Linus Pauling: There is another aspect of the theory of valence that I should mention now, and this is one that has been understood, at
any rate understood to the extent that we shall discuss now, only during the last few years. This is the matter of metallic
valence.
What is it? What is the nature of the forces that hold the copper atoms together in the metal copper, in the crystal of copper?
Well, let us consider copper. I think that I would prefer to consider aluminum. Let us consider the metal aluminum. It
has the same structure as copper – cubic closest packing as shown here. Each atom of aluminum has, each atom of aluminum
here is surrounded by twelve neighbors that are equally distant from it; six in this layer, three in the layer behind, three
in the layer in front.
Now, aluminum has atomic number thirteen. It has three electrons outside of the neon shell, plenty of orbitals, four orbitals
in the argon shell, so that we would expect it to form three covalent bonds using its three electrons. In order that it be
bonded equally to twelve neighbors, we may describe the three bonds as resonating among the twelve structures and holding
the aluminum atoms together.
The same sort of resonance of covalent bonds among a large number of alternative positions occurs in other elements. For
example, in the metals potassium, calcium, scandium, titanium, vanadium, chromium, the properties of these metals correspond
nicely to the idea that we have one, two, three, four, five, six electrons, six bonds formed by each atom and resonating around
the positions connecting the atom with the neighboring atoms. The malleability and ductility can be understood in terms of
this resonance, also the property of electric conduction, the ability of the metal to conduct the electric current. I may
mention that there are two kinds, or two common kinds, of closest packing of spheres that are represented by the metals.
In, this is cubic closest packing, analogous to this structure, along a three-fold axis of the structure, there is repetition
after three layers. There are two alternative ways of placing any layer above the layer beneath it: this way, or this way.
In cubic closest packing, these layers, these ways, repeat so as to give repetition after three layers, in hexagonal closest
packing, there is repetition after two layers. This gives a hexagonal crystal. Magnesium and many other metals have this
structure. Aluminum, copper, silver, gold, many other metals have this structure, cubic closest packing.

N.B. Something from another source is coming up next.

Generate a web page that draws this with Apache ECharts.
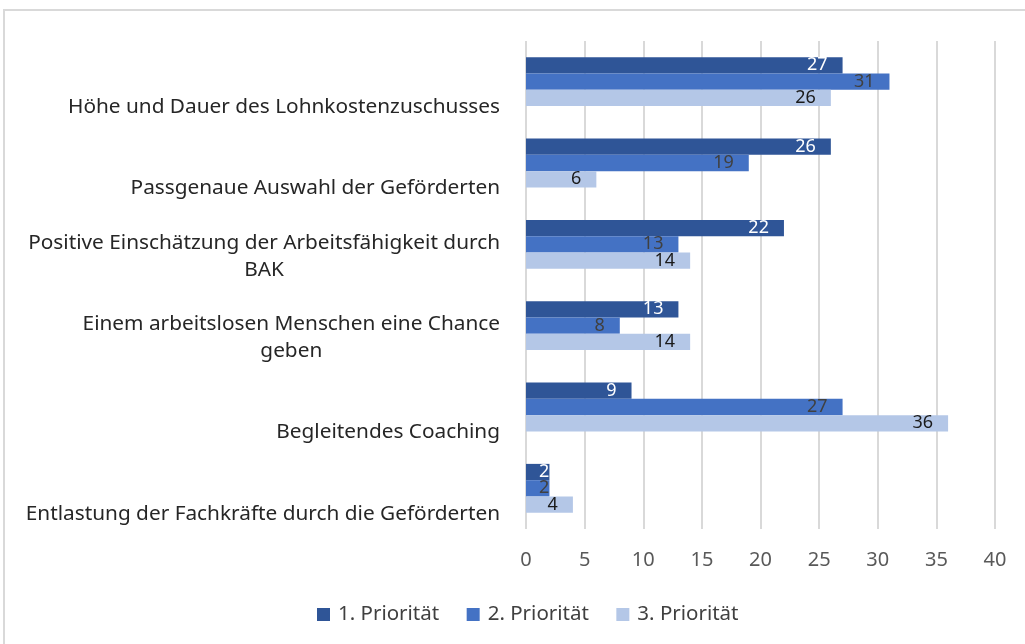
<!DOCTYPE html>
<html>
<head>
<meta charset="utf-8">
<script src="https://cdn.jsdelivr.net/npm/echarts@6/dist/echarts.min.js"></script>
<style>html,body{margin:0;padding:0;background:#fff;}#c{width:1025px;height:644px;}</style>
</head>
<body>
<div id="c"></div>
<script>
const categories = [
  "Höhe und Dauer des Lohnkostenzuschusses",
  "Passgenaue Auswahl der Geförderten",
  "Positive Einschätzung der Arbeitsfähigkeit durch\nBAK",
  "Einem arbeitslosen Menschen eine Chance\ngeben",
  "Begleitendes Coaching",
  "Entlastung der Fachkräfte durch die Geförderten"
];
const seriesNames = ["1. Priorität", "2. Priorität", "3. Priorität"];
const prio1 = [27, 26, 22, 13, 9, 2];
const prio2 = [31, 19, 13, 8, 27, 2];
const prio3 = [26, 6, 14, 14, 36, 4];
const xTicks = [0, 5, 10, 15, 20, 25, 30, 35, 40];

const colors = ["#2F5597", "#4472C4", "#B4C7E7"];
const labelColors = ["#ffffff", "#404040", "#1a1a1a"];
const FONT = "Noto Sans";

function mkData(arr) {
  return arr.map(v => v < 3 ? {value: v, label: {position: 'insideLeft', distance: 13}} : v);
}

const chart = echarts.init(document.getElementById('c'), null, {renderer: 'canvas'});
const allSeries = [prio1, prio2, prio3].map((arr, i) => ({
  name: seriesNames[i],
  type: 'bar',
  data: mkData(arr),
  barWidth: 16.3,
  barGap: '0%',
  itemStyle: {color: colors[i]},
  label: {
    show: true,
    position: 'insideRight',
    distance: 15,
    color: labelColors[i],
    fontFamily: FONT,
    fontSize: 18
  }
}));

chart.setOption({
  animation: false,
  graphic: [{
    type: 'rect',
    shape: {x: 4, y: 10, width: 1100, height: 700},
    style: {fill: 'none', stroke: '#d9d9d9', lineWidth: 2},
    silent: true, z: -1
  }],
  grid: {left: 526, right: 30, top: 41, bottom: 115, containLabel: false},
  legend: {
    data: seriesNames,
    left: 312,
    top: 599,
    itemWidth: 13,
    itemHeight: 13,
    itemGap: 27.5,
    icon: 'rect',
    textStyle: {fontFamily: FONT, fontSize: 20.5, color: '#404040', padding: [0, 0, 0, 3]}
  },
  xAxis: {
    type: 'value',
    min: 0,
    max: 40,
    interval: 5,
    axisLine: {show: false},
    axisTick: {show: false},
    splitLine: {lineStyle: {color: '#d9d9d9', width: 2}},
    axisLabel: {
      margin: 21,
      color: '#595959',
      fontFamily: FONT,
      fontSize: 20,
      formatter: v => xTicks.includes(v) ? String(v) : ''
    }
  },
  yAxis: {
    type: 'category',
    data: categories,
    inverse: true,
    axisLine: {show: false},
    axisTick: {show: false},
    axisLabel: {
      margin: 26,
      color: '#262626',
      fontFamily: FONT,
      fontSize: 20.8,
      lineHeight: 27,
      verticalAlign: 'bottom',
      padding: [0, 0, -39, 0],
      formatter: v => v.split('\n').map(s => '{a|' + s + '}').join('\n'),
      rich: {a: {align: 'center', fontFamily: FONT, fontSize: 20.8, color: '#262626', lineHeight: 27}}
    }
  },
  series: allSeries
});
</script>
</body>
</html>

I think that it is interesting that in 1890, many years before x-ray diffraction was discovered, the English amateur scientist,
William Barlow, had assigned this hexagonal, closest packed structure to magnesium on the basis of the knowledge that magnesium
crystallizes at hexagonal crystals, with the right, with a certain dis-, ratio, this distance to this in the crystal, and
had assigned cubic closest packing to aluminum, copper, silver, gold, and other metals. In fact, he had assigned the sodium
chloride structure to sodium chloride and other alkali halogenides, the cesium chloride structure to cesium chloride, the
sphalerite structure to the cubic form of zinc sulfide, the wortzite structure to the hexagonal form of zinc sulfide, the
fluorite structure to fluorite, CaF2, and he was right on all of these assignments. He wasn’t, wasn’t sure, of course, that he was right, but it has turned out
that his ideas about closest packing of spheres and so on were right and permitted him to find the correct structures.